## Begin Supplied information

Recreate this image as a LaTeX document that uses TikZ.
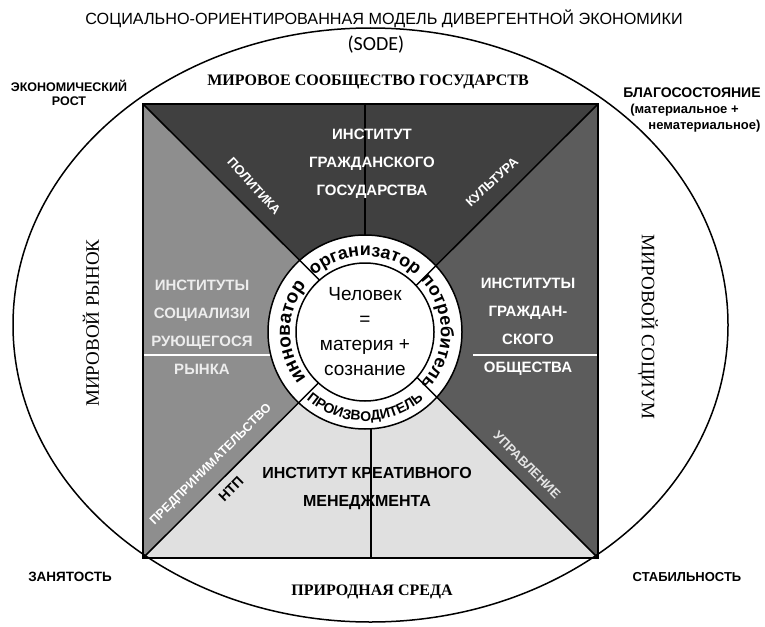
\documentclass[tikz,border=0pt]{standalone}
\usepackage{fontspec}
\setmainfont{Liberation Sans}
\newfontfamily\timesru{Liberation Serif}
\newfontfamily\calibri{Carlito}
\usetikzlibrary{decorations.text}

\definecolor{topgray}{HTML}{404040}
\definecolor{rightgray}{HTML}{5C5C5C}
\definecolor{leftgray}{HTML}{8E8E8E}
\definecolor{bottomgray}{HTML}{E0E0E0}

\begin{document}
\begin{tikzpicture}[x=1pt,y=1pt,
  caplbl/.style={font=\bfseries\fontsize{13}{14}\selectfont,align=center},
  worldlbl/.style={font=\timesru\fontsize{19}{19}\selectfont},
  instlbl/.style={font=\bfseries\fontsize{15}{28}\selectfont,align=center},
  sectorlbl/.style={font=\bfseries\fontsize{12.5}{12.5}\selectfont,text=white},
  ringtext/.style={decorate,decoration={text along path,text align=center,text={#1}}}]
\useasboundingbox (0,0) rectangle (765,-626);
% Drawing sectors
\coordinate (tl) at (143,-104);
\coordinate (tr) at (598,-104);
\coordinate (br) at (598,-558);
\coordinate (bl) at (143,-558);
\coordinate (mid) at (370.5,-331);
\coordinate (man) at (365,-332);
\fill[topgray] (tl) -- (tr) -- (mid) -- cycle;
\fill[rightgray] (tr) -- (br) -- (mid) -- cycle;
\fill[bottomgray] (br) -- (bl) -- (mid) -- cycle;
\fill[leftgray] (bl) -- (tl) -- (mid) -- cycle;
% Vertical and white splitting lines
\draw[line width=2pt] (365,-104) -- (365,-240);
\draw[line width=2pt] (371,-425) -- (371,-558);
\draw[white,line width=1.5pt] (143,-355) -- (270,-355);
\draw[white,line width=1.5pt] (473,-355) -- (598,-355);
% Done with sectors; drawing the ring
\fill[white] (man) circle (97);
\draw[line width=1.5pt] (tl) -- (br);
\draw[line width=1.5pt] (tr) -- (bl);
\filldraw[fill=white,line width=1.5pt] (man) circle (69);
\draw[line width=1.5pt] (man) circle (97);
\draw[line width=1.5pt] (tl) rectangle (br);
\draw[line width=1.5pt] (370.5,-325) ellipse (357.5 and 297);
% Ring texts
\path[ringtext={|\bfseries\fontsize{18}{18}\selectfont|организатор}] (man) ++(135:76) arc[start angle=135,end angle=45,radius=76];
\path[ringtext={|\bfseries\fontsize{18}{18}\selectfont|потребитель}] (man) ++(45:76) arc[start angle=45,end angle=-45,radius=76];
\path[ringtext={|\bfseries\fontsize{19}{19}\selectfont|инноватор}] (man) ++(225:75) arc[start angle=225,end angle=135,radius=75];
\path[ringtext={|\bfseries\fontsize{14}{14}\selectfont|ПРОИЗВОДИТЕЛЬ}] (man) ++(225:89) arc[start angle=225,end angle=315,radius=89];
\node[font=\fontsize{19}{25}\selectfont,align=center] (core) at (man) {Человек\\=\\материя +\\сознание};
% Institutes
\node[instlbl,text=white] (gos) at (372,-164) {ИНСТИТУТ\\ГРАЖДАНСКОГО\\ГОСУДАРСТВА};
\node[instlbl,text=white!93!black] (rynok) at (202,-327) {ИНСТИТУТЫ\\СОЦИАЛИЗИ\\РУЮЩЕГОСЯ\\РЫНКА};
\node[instlbl,text=white] (obsh) at (528,-327) {ИНСТИТУТЫ\\ГРАЖДАН-\\СКОГО\\ОБЩЕСТВА};
\node[instlbl,font=\bfseries\fontsize{16}{28}\selectfont] (kreat) at (367,-489) {ИНСТИТУТ КРЕАТИВНОГО\\МЕНЕДЖМЕНТА};
% Sector labels along the diagonals
\node[sectorlbl,font=\bfseries\fontsize{13}{13}\selectfont,rotate=-48] (polit) at (254,-186) {ПОЛИТИКА};
\node[sectorlbl,font=\bfseries\fontsize{13}{13}\selectfont,rotate=43] (kult) at (492,-182) {КУЛЬТУРА};
\node[sectorlbl,rotate=45] (predpr) at (211,-465) {ПРЕДПРИНИМАТЕЛЬСТВО};
\node[sectorlbl,text=black,font=\bfseries\fontsize{14}{14}\selectfont,rotate=45] (ntp) at (231,-489) {НТП};
\node[sectorlbl,font=\bfseries\fontsize{13}{13}\selectfont,text=white!90!black,rotate=-45] (uprav) at (527,-465) {УПРАВЛЕНИЕ};
% Outer labels
\node[font=\fontsize{16.2}{16.2}\selectfont] (title) at (384,-19) {СОЦИАЛЬНО-ОРИЕНТИРОВАННАЯ МОДЕЛЬ ДИВЕРГЕНТНОЙ ЭКОНОМИКИ};
\node[font=\calibri\fontsize{20}{20}\selectfont] (sode) at (376,-45) {(SODE)};
\node[font=\timesru\bfseries\fontsize{16}{16}\selectfont] (states) at (368,-82) {МИРОВОЕ СООБЩЕСТВО ГОСУДАРСТВ};
\node[font=\timesru\bfseries\fontsize{16}{16}\selectfont] (nature) at (372,-592) {ПРИРОДНАЯ СРЕДА};
\node[worldlbl,rotate=90] (market) at (91,-323) {МИРОВОЙ РЫНОК};
\node[worldlbl,rotate=-90] (socium) at (648,-327) {МИРОВОЙ СОЦИУМ};
\node[caplbl,font=\bfseries\fontsize{12.5}{14}\selectfont] (growth) at (69,-93) {ЭКОНОМИЧЕСКИЙ\\РОСТ};
\node[caplbl,align=left,font=\bfseries\fontsize{14}{16}\selectfont] (wealth) at (692,-110) {БЛАГОСОСТОЯНИЕ\\\hspace*{7pt}{\fontsize{13}{16}\selectfont(материальное +}\\\hspace*{25pt}{\fontsize{13}{16}\selectfont нематериальное)}};
\node[caplbl,font=\bfseries\fontsize{13.5}{14}\selectfont] (jobs) at (70,-577) {ЗАНЯТОСТЬ};
\node[caplbl] (stab) at (687,-577) {СТАБИЛЬНОСТЬ};
\end{tikzpicture}
\end{document}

## End Supplied information

Exercise instructions ▸ Write the lines above out again exactly, without any of their pictures.

Correct result ▸
Recreate this image as a LaTeX document that uses TikZ.
\documentclass[tikz,border=0pt]{standalone}
\usepackage{fontspec}
\setmainfont{Liberation Sans}
\newfontfamily\timesru{Liberation Serif}
\newfontfamily\calibri{Carlito}
\usetikzlibrary{decorations.text}

\definecolor{topgray}{HTML}{404040}
\definecolor{rightgray}{HTML}{5C5C5C}
\definecolor{leftgray}{HTML}{8E8E8E}
\definecolor{bottomgray}{HTML}{E0E0E0}

\begin{document}
\begin{tikzpicture}[x=1pt,y=1pt,
  caplbl/.style={font=\bfseries\fontsize{13}{14}\selectfont,align=center},
  worldlbl/.style={font=\timesru\fontsize{19}{19}\selectfont},
  instlbl/.style={font=\bfseries\fontsize{15}{28}\selectfont,align=center},
  sectorlbl/.style={font=\bfseries\fontsize{12.5}{12.5}\selectfont,text=white},
  ringtext/.style={decorate,decoration={text along path,text align=center,text={#1}}}]
\useasboundingbox (0,0) rectangle (765,-626);
% Drawing sectors
\coordinate (tl) at (143,-104);
\coordinate (tr) at (598,-104);
\coordinate (br) at (598,-558);
\coordinate (bl) at (143,-558);
\coordinate (mid) at (370.5,-331);
\coordinate (man) at (365,-332);
\fill[topgray] (tl) -- (tr) -- (mid) -- cycle;
\fill[rightgray] (tr) -- (br) -- (mid) -- cycle;
\fill[bottomgray] (br) -- (bl) -- (mid) -- cycle;
\fill[leftgray] (bl) -- (tl) -- (mid) -- cycle;
% Vertical and white splitting lines
\draw[line width=2pt] (365,-104) -- (365,-240);
\draw[line width=2pt] (371,-425) -- (371,-558);
\draw[white,line width=1.5pt] (143,-355) -- (270,-355);
\draw[white,line width=1.5pt] (473,-355) -- (598,-355);
% Done with sectors; drawing the ring
\fill[white] (man) circle (97);
\draw[line width=1.5pt] (tl) -- (br);
\draw[line width=1.5pt] (tr) -- (bl);
\filldraw[fill=white,line width=1.5pt] (man) circle (69);
\draw[line width=1.5pt] (man) circle (97);
\draw[line width=1.5pt] (tl) rectangle (br);
\draw[line width=1.5pt] (370.5,-325) ellipse (357.5 and 297);
% Ring texts
\path[ringtext={|\bfseries\fontsize{18}{18}\selectfont|организатор}] (man) ++(135:76) arc[start angle=135,end angle=45,radius=76];
\path[ringtext={|\bfseries\fontsize{18}{18}\selectfont|потребитель}] (man) ++(45:76) arc[start angle=45,end angle=-45,radius=76];
\path[ringtext={|\bfseries\fontsize{19}{19}\selectfont|инноватор}] (man) ++(225:75) arc[start angle=225,end angle=135,radius=75];
\path[ringtext={|\bfseries\fontsize{14}{14}\selectfont|ПРОИЗВОДИТЕЛЬ}] (man) ++(225:89) arc[start angle=225,end angle=315,radius=89];
\node[font=\fontsize{19}{25}\selectfont,align=center] (core) at (man) {Человек\\=\\материя +\\сознание};
% Institutes
\node[instlbl,text=white] (gos) at (372,-164) {ИНСТИТУТ\\ГРАЖДАНСКОГО\\ГОСУДАРСТВА};
\node[instlbl,text=white!93!black] (rynok) at (202,-327) {ИНСТИТУТЫ\\СОЦИАЛИЗИ\\РУЮЩЕГОСЯ\\РЫНКА};
\node[instlbl,text=white] (obsh) at (528,-327) {ИНСТИТУТЫ\\ГРАЖДАН-\\СКОГО\\ОБЩЕСТВА};
\node[instlbl,font=\bfseries\fontsize{16}{28}\selectfont] (kreat) at (367,-489) {ИНСТИТУТ КРЕАТИВНОГО\\МЕНЕДЖМЕНТА};
% Sector labels along the diagonals
\node[sectorlbl,font=\bfseries\fontsize{13}{13}\selectfont,rotate=-48] (polit) at (254,-186) {ПОЛИТИКА};
\node[sectorlbl,font=\bfseries\fontsize{13}{13}\selectfont,rotate=43] (kult) at (492,-182) {КУЛЬТУРА};
\node[sectorlbl,rotate=45] (predpr) at (211,-465) {ПРЕДПРИНИМАТЕЛЬСТВО};
\node[sectorlbl,text=black,font=\bfseries\fontsize{14}{14}\selectfont,rotate=45] (ntp) at (231,-489) {НТП};
\node[sectorlbl,font=\bfseries\fontsize{13}{13}\selectfont,text=white!90!black,rotate=-45] (uprav) at (527,-465) {УПРАВЛЕНИЕ};
% Outer labels
\node[font=\fontsize{16.2}{16.2}\selectfont] (title) at (384,-19) {СОЦИАЛЬНО-ОРИЕНТИРОВАННАЯ МОДЕЛЬ ДИВЕРГЕНТНОЙ ЭКОНОМИКИ};
\node[font=\calibri\fontsize{20}{20}\selectfont] (sode) at (376,-45) {(SODE)};
\node[font=\timesru\bfseries\fontsize{16}{16}\selectfont] (states) at (368,-82) {МИРОВОЕ СООБЩЕСТВО ГОСУДАРСТВ};
\node[font=\timesru\bfseries\fontsize{16}{16}\selectfont] (nature) at (372,-592) {ПРИРОДНАЯ СРЕДА};
\node[worldlbl,rotate=90] (market) at (91,-323) {МИРОВОЙ РЫНОК};
\node[worldlbl,rotate=-90] (socium) at (648,-327) {МИРОВОЙ СОЦИУМ};
\node[caplbl,font=\bfseries\fontsize{12.5}{14}\selectfont] (growth) at (69,-93) {ЭКОНОМИЧЕСКИЙ\\РОСТ};
\node[caplbl,align=left,font=\bfseries\fontsize{14}{16}\selectfont] (wealth) at (692,-110) {БЛАГОСОСТОЯНИЕ\\\hspace*{7pt}{\fontsize{13}{16}\selectfont(материальное +}\\\hspace*{25pt}{\fontsize{13}{16}\selectfont нематериальное)}};
\node[caplbl,font=\bfseries\fontsize{13.5}{14}\selectfont] (jobs) at (70,-577) {ЗАНЯТОСТЬ};
\node[caplbl] (stab) at (687,-577) {СТАБИЛЬНОСТЬ};
\end{tikzpicture}
\end{document}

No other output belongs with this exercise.